The bike ride was startling. Expecting a dense, rain-forest-like tropical island, we were surprised by the giant cacti. Bonaire is arid, with only 20 inches of rainfall a year. Sand and prickly bushes dominate the landscape, which is as beautiful as any blooming desert, with the aquamarine sea never far away.

Sunning Bonaire whiptail lizards skittered away from our knobby tires, their neon teal tails glimmering. Just outside of town a pair of Lora, the endangered yellow-shouldered Amazon parrot, flew above us, matching our slow speed. Later we would see the island’s more famous resident birds, the pink Caribbean flamingo, which likes to feed on the brine shrimp in the salt pans. But the biggest surprise came on a fast downhill around a blind corner. Chilling out on the untraveled road were a herd of wild goats, descendants of the domesticated animals brought over by European colonizers. Grabbing big handfuls of brakes, I just avoided a collision, and the ruminants sprang into the brush. Wild donkeys are a frequent roadside sight as well.

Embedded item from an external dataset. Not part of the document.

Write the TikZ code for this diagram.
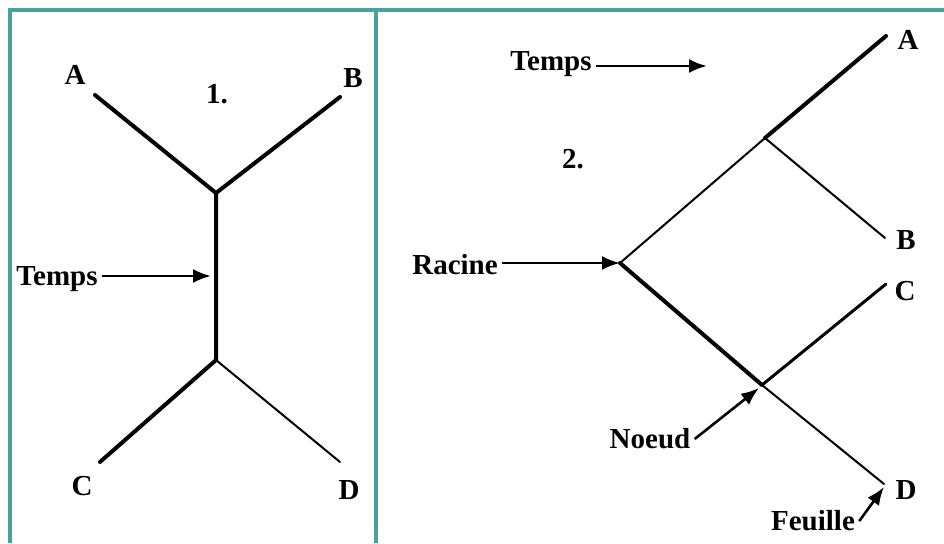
\documentclass[tikz,border=0pt]{standalone}
\usepackage{fontspec}
\setmainfont{Liberation Serif}
\usetikzlibrary{arrows.meta}
\definecolor{frame}{RGB}{72,162,156}
\tikzset{
  lbl/.style={font=\fontsize{14.5}{17}\selectfont\bfseries, inner sep=2pt},
  heavy/.style={line width=2pt, line cap=round},
  light/.style={line width=1pt, line cap=round},
  pointer/.style={line width=1.3pt, -{Latex[length=9pt,width=7pt]}},
  border/.style={frame, line width=1.6pt}
}
\begin{document}
\begin{tikzpicture}[x=0.5pt,y=-0.5pt]
\useasboundingbox (0,0) rectangle (944,543);
\fill[white] (0,0) rectangle (944,543);
% frame
\coordinate (tl) at (10,10);
\coordinate (tr) at (944,10);
\coordinate (bl) at (10,543);
\coordinate (mt) at (376,10);
\coordinate (mb) at (376,543);
\draw[border] (bl) -- (tl) -- (tr);
\draw[border] (mt) -- (mb);

% ---- tree 1 ----
\coordinate (a1) at (95,95);
\coordinate (b1) at (340,97);
\coordinate (up1) at (216,193);
\coordinate (lo1) at (216,360);
\coordinate (c1) at (100,462);
\coordinate (d1) at (340,462);
\coordinate (t1) at (211,276);
\draw[heavy] (a1) -- (up1) -- (b1);
\draw[heavy] (up1) -- (lo1) -- (c1);
\draw[light] (lo1) -- (d1);
\node[lbl] (A1) at (75,75) {A};
\node[lbl] (B1) at (353,78) {B};
\node[lbl] (C1) at (82,486) {C};
\node[lbl] (D1) at (349,490) {D};
\node[lbl] (n1) at (217,94) {1.};
\node[lbl] (temps1) at (57,279) {Temps};
\draw[pointer] (temps1.east |- t1) -- (t1);

% ---- tree 2 ----
\coordinate (root) at (620,263);
\coordinate (ab) at (765,138);
\coordinate (a2) at (886,36);
\coordinate (b2) at (885,238);
\coordinate (cd) at (762,385);
\coordinate (c2) at (886,284);
\coordinate (d2) at (884,484);
\draw[light] (root) -- (ab) -- (b2);
\draw[heavy] (ab) -- (a2);
\draw[heavy] (root) -- (cd);
\draw[light] (cd) -- (d2);
\draw[line width=1.5pt, line cap=round] (cd) -- (c2);
\node[lbl] (A2) at (908,40) {A};
\node[lbl] (B2) at (906,240) {B};
\node[lbl] (C2) at (905,291) {C};
\node[lbl] (D2) at (906,490) {D};
\node[lbl] (n2) at (573,159) {2.};
\node[lbl] (temps2) at (551,64) {Temps};
\coordinate (tend) at (707,66);
\draw[pointer] (temps2.east |- tend) -- (tend);
\node[lbl] (racine) at (455,265) {Racine};
\draw[pointer] (racine.east |- root) -- (root);
\node[lbl] (noeud) at (650,439) {Noeud};
\coordinate (nend) at (759,388);
\draw[pointer] (noeud.east) -- (nend);
\node[lbl] (feuille) at (813,521) {Feuille};
\coordinate (fend) at (884,487);
\draw[pointer] (feuille.east) -- (fend);
\end{tikzpicture}
\end{document}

A guide at a dive shop told us we didn’t need a map to find the good spots. He was right. We just rode along the coast and looked for roadside rocks painted yellow. They are markers for diving and snorkeling spots, and there are plenty of them. From Kralendijk there are a dozen snorkeling and dive spots worth a stop before the road heads inland to Rincon. Dozens of divers waded in and out of the surf at Karpata, and for good reason.

Blessed with good coral formations and the undulating fans of abundant plant life, Karpata was also home to the only octopus I saw on the trip, a shy beast camouflaged nicely with the rock he clung to. The stone staircase at 1000 Steps takes you down a cliffside easily negotiated even with shouldered mountain bikes, and rewards snorkelers with an easy entry into the water. Every site we stopped at offered the surreal experience of having a deserted beach to ourselves, only to be suddenly surrounded by divers emerging from the waves.

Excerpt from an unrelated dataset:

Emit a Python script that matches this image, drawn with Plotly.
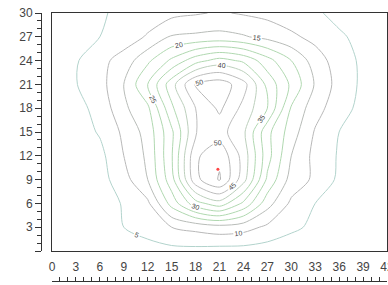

As quiet and homey as Bonaire is, the quality of several restaurants surprised. My favorite, Plazita Limena, let us roll our bikes right through the dining room and lock them up along the back gate. The casual style of this Peruvian restaurant in downtown Kralendijk belies a serious menu: a fantastic locally-sourced pumpkin soup and easily the best ceviche I’ve ever had.

The fish populating Bonaire’s stellar coral reefs aren’t just beautiful, they’re tasty, too.